- Italian theatrical release poster
- Directed by: Gianfranco Parolini
- Screenplay by: Giovanni Simonelli; Sergio Sollima;
- Starring: Roger Browne; Jose Greci; Dan Vadis; Franca Parisi;
- Cinematography: Francesco Izzarelli
- Edited by: Edmond Lozzi
- Music by: Angelo Francesco Lavagnino
- Production company: Cine-Produzioni Associate
- Release date: 14 December 1963 (Italy);
- Running time: 110 minutes
- Country: Italy

= The Ten Gladiators =

Italian film

The Ten Gladiators (I dieci gladiatori) is a 1963 Italian action adventure film, directed by Gianfranco Parolini. The first of the 'Ten Gladiators Trilogy', followed by Triumph of the Ten Gladiators (Il trionfo dei dieci gladiatori) and Spartacus and the Ten Gladiators (Gli invincibili dieci gladiatori) in 1964.
== Plot summary ==

Roccia and a band of fellow gladiators join forces with a patrician named Glaucus Valerius in order to replace Nero (and his evil henchman, Tigelinus), with a new emperor: Servius Galba.
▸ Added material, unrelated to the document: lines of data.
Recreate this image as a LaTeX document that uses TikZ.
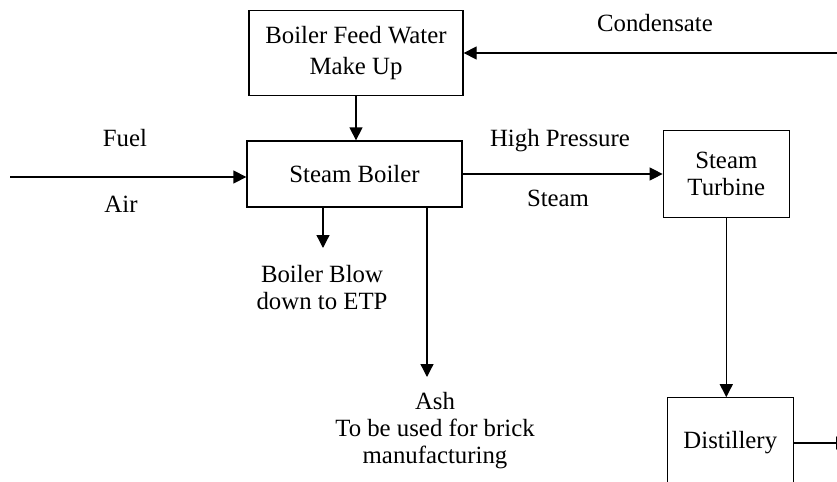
\documentclass[tikz,border=0pt]{standalone}
\usepackage{fontspec}
\setmainfont{Liberation Serif}
\usetikzlibrary{positioning,arrows.meta}
\tikzset{
  unit/.style={draw, line width=0.65pt, minimum width=63pt, align=center, font=\fontsize{12.4}{13.5}\selectfont},
  flow/.style={line width=0.65pt, -{Triangle[length=6.5pt,width=6.5pt]}},
  tag/.style={inner sep=0pt, align=center, font=\fontsize{12.4}{13.5}\selectfont}
}
\begin{document}
\begin{tikzpicture}[x=0.5pt,y=-0.5pt]
\useasboundingbox (0,0) rectangle (837,482);
\clip (0,0) rectangle (837,482);
\node[unit, minimum width=107.5pt, minimum height=33pt] (boiler) at (354.5,174) {Steam Boiler};
\node[unit, minimum width=107pt, minimum height=42.5pt, above=22pt of boiler, xshift=0.75pt, font=\fontsize{12.4}{15.5}\selectfont] (feed) {Boiler Feed Water\\Make Up};
\node[unit, minimum height=43.5pt, right=100pt of boiler] (turbine) {Steam\\Turbine};
\node[unit, minimum height=45pt, below=89.5pt of turbine, xshift=2pt] (distillery) {Distillery};

\coordinate (fuelin) at (10,177);
\coordinate (condin) at (837,53);
\coordinate (blowend) at (323,248);
\coordinate (ashend) at (427,377);
\coordinate (distout) at (849,443);

\draw[flow] (fuelin) -- (fuelin -| boiler.west);
\draw[flow] (condin) -- (condin -| feed.east);
\draw[flow] (feed.south) -- (feed.south |- boiler.north);
\draw[flow] (boiler.east) -- (boiler.east -| turbine.west);
\draw[flow] (blowend |- boiler.south) -- (blowend);
\draw[flow] (ashend |- boiler.south) -- (ashend);
\draw[flow] (turbine.south) -- (turbine.south |- distillery.north);
\draw[flow] (distout -| distillery.east) -- (distout);

\node[tag, anchor=base] (fuel) at (125,147) {Fuel};
\node[tag, anchor=base] (air) at (121,213) {Air};
\node[tag, anchor=base] (hp) at (560,147) {High Pressure};
\node[tag, anchor=base] (steam) at (558,206) {Steam};
\node[tag, anchor=base] (cond) at (655,32) {Condensate};
\node[tag, anchor=north] (blow) at (322,265) {Boiler Blow\\down to ETP};
\node[tag, anchor=north] (ash) at (435,392) {Ash\\To be used for brick\\manufacturing};
\end{tikzpicture}
\end{document}
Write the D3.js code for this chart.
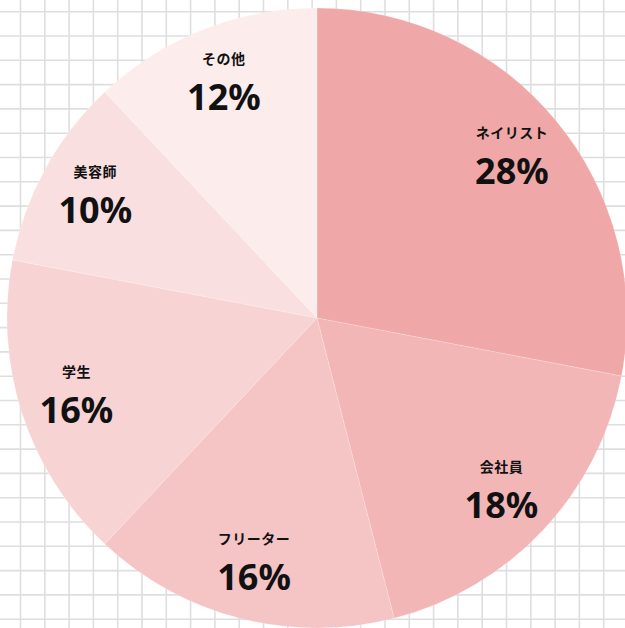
<!DOCTYPE html>
<html><head><meta charset="utf-8">
<script src="https://cdn.jsdelivr.net/npm/d3@7"></script>
<style>html,body{margin:0;padding:0;background:#fff;overflow:hidden}</style>
</head><body>
<svg id="chart" width="625" height="628"></svg>
<script>
const categories = ["ネイリスト", "会社員", "フリーター", "学生", "美容師", "その他"];
const values = [28, 18, 16, 16, 10, 12];
const colors = ["#f0a7a8", "#f3b6b6", "#f5c4c5", "#f7d3d3", "#fadfe0", "#fcecec"];

const W = 625, H = 628;
const svg = d3.select("#chart");
const cx = 317, cy = 318, R = 310, labelR = 253;
const cell = 24.3;

// grid background
const g0 = svg.append("g");
const xs = d3.range(20.5 - cell, W + cell, cell);
const ys = d3.range(11.7 - cell, H + cell, cell);
g0.selectAll("line.v").data(xs).join("line").attr("class","v")
  .attr("x1", d => d).attr("x2", d => d).attr("y1", 0).attr("y2", H)
  .attr("stroke", "#dedede").attr("stroke-width", 1.6);
g0.selectAll("line.h").data(ys).join("line").attr("class","h")
  .attr("y1", d => d).attr("y2", d => d).attr("x1", 0).attr("x2", W)
  .attr("stroke", "#dedede").attr("stroke-width", 1.6);

const pie = d3.pie().sort(null).value(d => d.v);
const data = pie(categories.map((c, i) => ({c, v: values[i], col: colors[i]})));
const arc = d3.arc().innerRadius(0).outerRadius(R);
const labelArc = d3.arc().innerRadius(labelR).outerRadius(labelR);

const g = svg.append("g").attr("transform", `translate(${cx},${cy})`);
g.selectAll("path").data(data).join("path")
  .attr("d", arc).attr("fill", d => d.data.col)
  .attr("stroke", "#ffffff").attr("stroke-opacity", 0.3).attr("stroke-width", 0.6);

const lab = g.selectAll("g.lab").data(data).join("g").attr("class","lab")
  .attr("transform", d => `translate(${labelArc.centroid(d)})`);
lab.append("text").text(d => d.data.c)
  .attr("text-anchor", "middle").attr("y", -24).attr("dy", "0.35em")
  .attr("font-family", "'Noto Sans CJK JP', 'Noto Sans', sans-serif")
  .attr("font-weight", 700).attr("font-size", 14).attr("fill", "#111")
  .attr("letter-spacing", 0.5);
lab.append("text").text(d => d.data.v + "%")
  .attr("text-anchor", "middle").attr("y", 14).attr("dy", "0.36em")
  .attr("font-family", "'Noto Sans', 'DejaVu Sans', sans-serif")
  .attr("font-weight", 700).attr("font-size", 36).attr("fill", "#111");
</script>
</body></html>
During the course of this bloody struggle, the gladiators lose their mentor and trainer - Resius - and then must rescue Lidia, Resius' beautiful niece, from death by crucifixion.

==Release==
The Ten Gladiators was released in Italy on 14 December 1963 with a 110-minute running time as I dieci gladiatori. On its American release, the film had a running time of 104 minutes.